To that end, Herrick wasn't ashamed to act like a big baby. He took risks: while another poet might try flattery to get a girl’s number, Herrick was never shy about insulting and scaring girls to make himself seem more attractive. A daring strategy, but then, he was kind of a goofy looking bird, so you work with what you’ve got.


So you would think that Herrick would be remembered only as a novelty act, like the guy who wrote “Grandma Got Run Over By a Reindeer.” Nope. His stuff  is still filed in Classic Poetry books with the other eggheads. He can sound like those oh-so-sensitive poetical souls that enjoy nothing more than a walk among the posies, if you pay no attention to what he was saying.  You’ve got to admire a writer who knows how to talk dirty and make it sound classy.


Herrick, who lived from 1591-1674, is best known for his poem “To The Virgins, To Make the Most of Time,” which is sort of an anthem for hard-up guys who feel that they could do quite well with the ladies if only virgins realized that the clock is ticking, death approaches, and that their best defense against the inevitable march toward the grave is sleeping with poets. While most connoisseurs of Hard-up Loser Poetry favor that one, Mr. Poetical feels that “To a Gentlewoman Objecting To Him His Gray Hairs” out-pathetics it by miles.


This poem captures the more popular poem’s hope that any woman rejecting the poet will eventually, like the victim of a voodoo curse, be humbled by age. That in itself could be the most passive threat ever conceived—political, sporting and military competitions would be slower, but safer, if fought on the principle of “Let’s just wait—when they go in for hip replacement, we win!”


While both Herrick poems use aging as a reason for urgent, immediate nooky, “To a Gentlewoman. . . “ adds the vanity of a grown man lashing out because his feelings have been  hurt. This is clearly the work of a man who would suit up with a girdle, elevator shoes, and a toupee before going to pick up his Depends underwear. One wonders how Herrick survived middle age, since little red convertibles were not yet invented in his day.

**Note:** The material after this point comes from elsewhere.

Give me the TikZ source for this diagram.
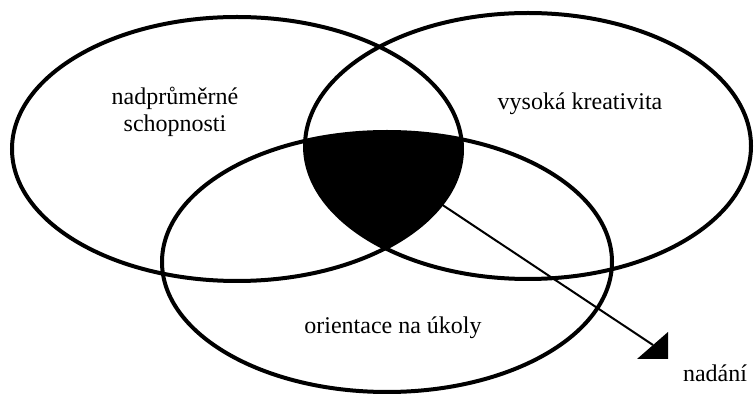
\documentclass[tikz,border=0pt]{standalone}
\usepackage{fontspec}
\setmainfont{Liberation Serif}
\usetikzlibrary{calc}
\tikzset{
	setline/.style={draw=black, line width=3pt},
	setlabel/.style={align=center, font=\fontsize{18}{20.5}\selectfont, inner sep=0pt},
	pointer/.style={draw=black, line width=1.5pt},
	pointerhead/.style={fill=black},
}

\begin{document}
\begin{tikzpicture}[x=0.75pt, y=0.75pt]
		\useasboundingbox (0,0) rectangle (754,396);
		% core of the three sets
		\begin{scope}
			\clip (237,247) ellipse [x radius=225, y radius=132];
			\clip (528,250) ellipse [x radius=223, y radius=133];
			\fill[black] (387,134) ellipse [x radius=225, y radius=130];
		\end{scope}
		\draw[setline] (237,247) ellipse [x radius=225, y radius=132];
		\draw[setline] (528,250) ellipse [x radius=223, y radius=133];
		\draw[setline] (387,134) ellipse [x radius=225, y radius=130];
		\node[setlabel] (ability) at (175,284) {nadprůměrné\\schopnosti};
		\node[setlabel] (creativity) at (580,292) {vysoká kreativita};
		\node[setlabel] (task) at (393,68) {orientace na úkoly};
		\node[setlabel] (gift) at (715,23) {nadání};
		\coordinate (core) at (420,206);
		\coordinate (tip) at (653,51);
		\draw[pointer] (core) -- (tip);
		\fill[pointerhead] (637,37) -- (668,64) -- (668,37) -- cycle;
	\end{tikzpicture}
\end{document}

Which isn't to say that he didn't know it—about the pathos, that is, not about little red convertibles. No, Herrick certainly knew how desperate he sounded when he screamed on the page at women, "Oh, yeah? You think it's funny that I'm going gray?  Wait'll you get old, see how you like that."


We like to believe that poets—at least the ones that have been handed down through the generations—would only concern themselves with the nobler things: with daffodils and God and that “O, what eternal substance mete ‘pon yon yore” stuff that has been causing comas in the classroom for untold generations.

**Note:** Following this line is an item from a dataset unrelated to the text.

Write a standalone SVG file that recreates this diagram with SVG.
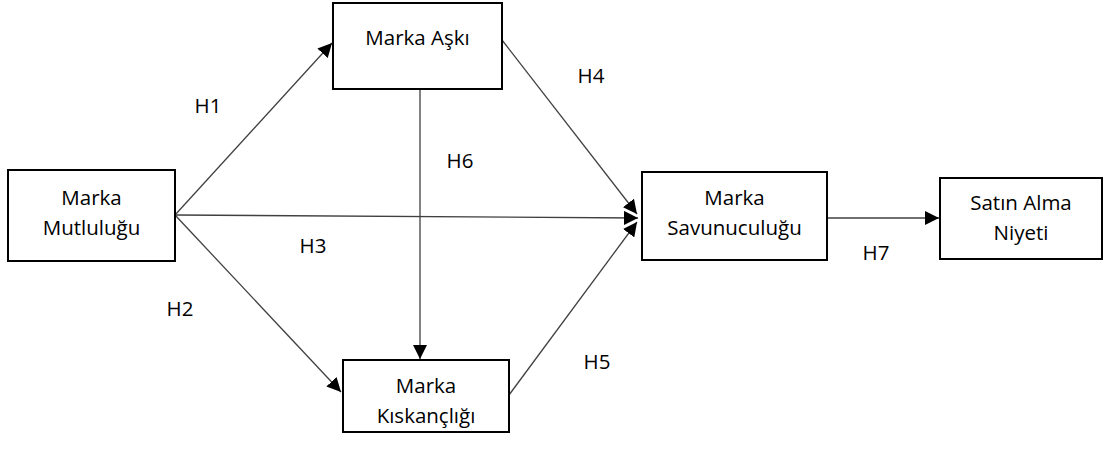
<svg xmlns="http://www.w3.org/2000/svg" width="1105" height="450" viewBox="0 0 1105 450">
<style>
.box{fill:#fff;stroke:#000;stroke-width:2}
.t{font-family:"Open Sans","Noto Sans",sans-serif;font-size:20.5px;fill:#000;text-anchor:middle}
.c{stroke:#404040;stroke-width:1.3;fill:none;marker-end:url(#ah)}
</style>
<defs>
<marker id="ah" viewBox="0 0 10 10" refX="10" refY="5" markerWidth="14" markerHeight="14" markerUnits="userSpaceOnUse" orient="auto">
<path d="M0,0 L10,5 L0,10 z" fill="#000"/>
</marker>
</defs>
<rect width="1105" height="450" fill="#fff"/>
<g id="connectors">
<line class="c" x1="175" y1="215" x2="332" y2="43"/>
<line class="c" x1="175" y1="215" x2="341" y2="392"/>
<line class="c" x1="175" y1="215" x2="638" y2="218"/>
<line class="c" x1="420" y1="89" x2="420" y2="359"/>
<line class="c" x1="502" y1="40" x2="637" y2="214"/>
<line class="c" x1="509" y1="395" x2="637" y2="222"/>
<line class="c" x1="827" y1="218" x2="939" y2="218"/>
<text class="t" x="208" y="113">H1</text>
<text class="t" x="180" y="316">H2</text>
<text class="t" x="313" y="253">H3</text>
<text class="t" x="591" y="83">H4</text>
<text class="t" x="597" y="369">H5</text>
<text class="t" x="460" y="168">H6</text>
<text class="t" x="876" y="260">H7</text>
</g>
<g id="mutlulugu">
<rect class="box" x="8" y="170" width="167" height="91"/>
<text class="t" x="91.5" y="205">Marka</text>
<text class="t" x="91.5" y="235">Mutluluğu</text>
</g>
<g id="aski">
<rect class="box" x="333" y="3" width="169" height="86"/>
<text class="t" x="417.5" y="45">Marka Aşkı</text>
</g>
<g id="kiskancligi">
<rect class="box" x="343" y="360" width="166" height="72"/>
<text class="t" x="426" y="393">Marka</text>
<text class="t" x="426" y="423">Kıskançlığı</text>
</g>
<g id="savunuculugu">
<rect class="box" x="642" y="172" width="185" height="88"/>
<text class="t" x="734.5" y="205">Marka</text>
<text class="t" x="734.5" y="235">Savunuculuğu</text>
</g>
<g id="satinalma">
<rect class="box" x="940" y="178" width="162" height="81"/>
<text class="t" x="1021" y="210">Satın Alma</text>
<text class="t" x="1021" y="240">Niyeti</text>
</g>
</svg>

School boards have been sniffing out copies of  The Catcher in the Rye since it was published, because of its use of “four letter words.” While kids will fight to their death to get away from poetry because (boo-hoo) it isn’t written in  “the way people really talk,” their fathers might, on the way out of divorce court, want to learn how to get back in the game with Bob Herrick’s Sure-Fire Lines for Picking Up Chicks.